Below is a block of records: output all of them exactly and leave out the pictures.

Given entries:

· · ·

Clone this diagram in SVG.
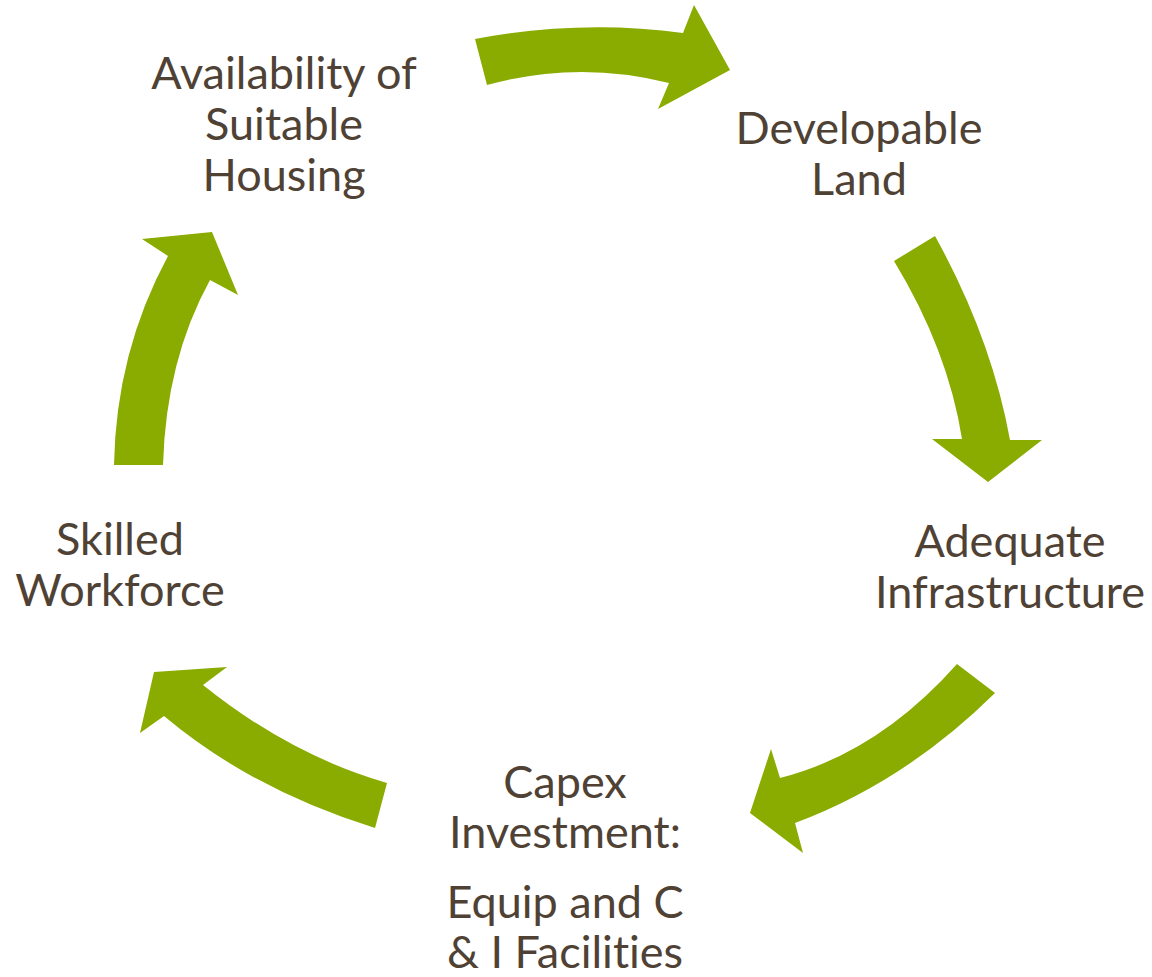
<svg xmlns="http://www.w3.org/2000/svg" width="1152" height="977" viewBox="0 0 1152 977">
<style>
.lbl{font-family:Lato,"Open Sans","Liberation Sans",sans-serif;font-size:45px;fill:#4f4235;text-anchor:middle;font-variant-ligatures:none}
.arr{fill:#8aab00;stroke:none}
</style>
<rect width="1152" height="977" fill="#ffffff"/>
<g id="connectors">
<path id="arrow-housing-land" class="arr" d="M475,39 Q581,19 683,33 L694,5 L730,70 L658,109 L669,83 Q578,60 487,85 Z"/>
<path id="arrow-land-infra" class="arr" d="M935,236 Q991.5,338 1010,440 L1042,440 L988,482 L932,439 L962,439 Q948,350 894,261 Z"/>
<path id="arrow-infra-capex" class="arr" d="M995,693 Q905,782 795,823 L803,853 L750,813 L771,749 L780,778 Q878,753 957,664 Z"/>
<path id="arrow-capex-workforce" class="arr" d="M375,828 Q252,790 164,716 L140,733 L154,672 L227,667 L203,685 Q290,755 387,783 Z"/>
<path id="arrow-workforce-housing" class="arr" d="M114,465 Q116,352 168,256 L142,239 L212,232 L238,295 L210,280 Q166,360 163,465 Z"/>
</g>
<g id="node-housing">
<text class="lbl" x="284" y="89">Availability of</text>
<text class="lbl" x="284" y="140">Suitable</text>
<text class="lbl" x="284" y="191">Housing</text>
</g>
<g id="node-land">
<text class="lbl" x="859" y="144">Developable</text>
<text class="lbl" x="859" y="195">Land</text>
</g>
<g id="node-infra">
<text class="lbl" x="1010" y="557">Adequate</text>
<text class="lbl" x="1010" y="608">Infrastructure</text>
</g>
<g id="node-capex">
<text class="lbl" x="565" y="798">Capex</text>
<text class="lbl" x="565" y="848">Investment:</text>
<text class="lbl" x="565" y="918">Equip and C</text>
<text class="lbl" x="565" y="968">&amp; I Facilities</text>
</g>
<g id="node-workforce">
<text class="lbl" x="120" y="555">Skilled</text>
<text class="lbl" x="120" y="606">Workforce</text>
</g>
</svg>
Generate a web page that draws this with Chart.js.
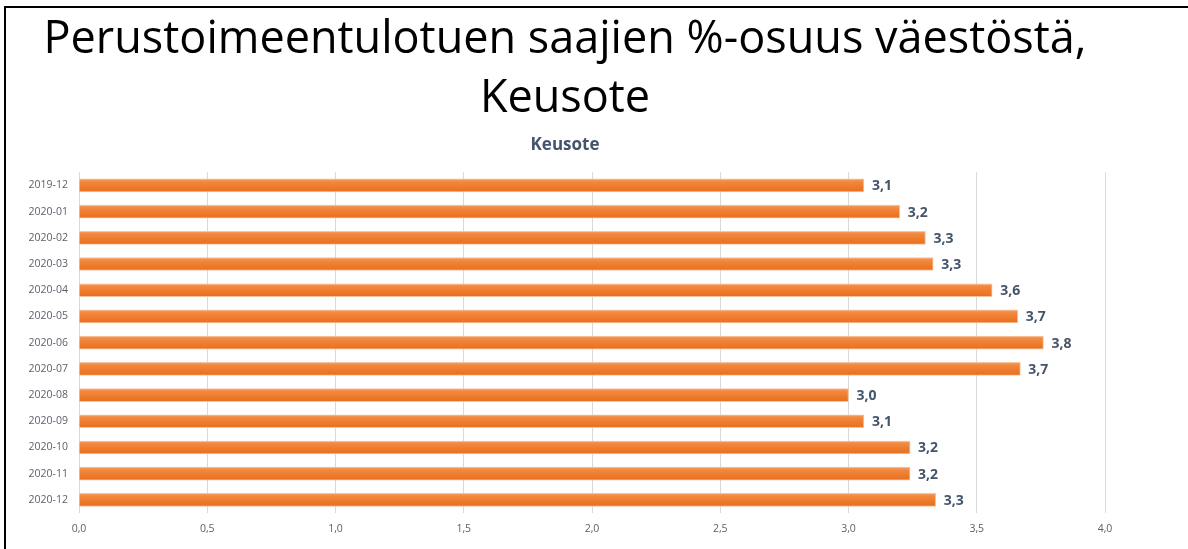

· · ·

Response to the exercise:
Clone this diagram in SVG.
<svg xmlns="http://www.w3.org/2000/svg" width="1152" height="977" viewBox="0 0 1152 977">
<style>
.lbl{font-family:Lato,"Open Sans","Liberation Sans",sans-serif;font-size:45px;fill:#4f4235;text-anchor:middle;font-variant-ligatures:none}
.arr{fill:#8aab00;stroke:none}
</style>
<rect width="1152" height="977" fill="#ffffff"/>
<g id="connectors">
<path id="arrow-housing-land" class="arr" d="M475,39 Q581,19 683,33 L694,5 L730,70 L658,109 L669,83 Q578,60 487,85 Z"/>
<path id="arrow-land-infra" class="arr" d="M935,236 Q991.5,338 1010,440 L1042,440 L988,482 L932,439 L962,439 Q948,350 894,261 Z"/>
<path id="arrow-infra-capex" class="arr" d="M995,693 Q905,782 795,823 L803,853 L750,813 L771,749 L780,778 Q878,753 957,664 Z"/>
<path id="arrow-capex-workforce" class="arr" d="M375,828 Q252,790 164,716 L140,733 L154,672 L227,667 L203,685 Q290,755 387,783 Z"/>
<path id="arrow-workforce-housing" class="arr" d="M114,465 Q116,352 168,256 L142,239 L212,232 L238,295 L210,280 Q166,360 163,465 Z"/>
</g>
<g id="node-housing">
<text class="lbl" x="284" y="89">Availability of</text>
<text class="lbl" x="284" y="140">Suitable</text>
<text class="lbl" x="284" y="191">Housing</text>
</g>
<g id="node-land">
<text class="lbl" x="859" y="144">Developable</text>
<text class="lbl" x="859" y="195">Land</text>
</g>
<g id="node-infra">
<text class="lbl" x="1010" y="557">Adequate</text>
<text class="lbl" x="1010" y="608">Infrastructure</text>
</g>
<g id="node-capex">
<text class="lbl" x="565" y="798">Capex</text>
<text class="lbl" x="565" y="848">Investment:</text>
<text class="lbl" x="565" y="918">Equip and C</text>
<text class="lbl" x="565" y="968">&amp; I Facilities</text>
</g>
<g id="node-workforce">
<text class="lbl" x="120" y="555">Skilled</text>
<text class="lbl" x="120" y="606">Workforce</text>
</g>
</svg>
Generate a web page that draws this with Chart.js.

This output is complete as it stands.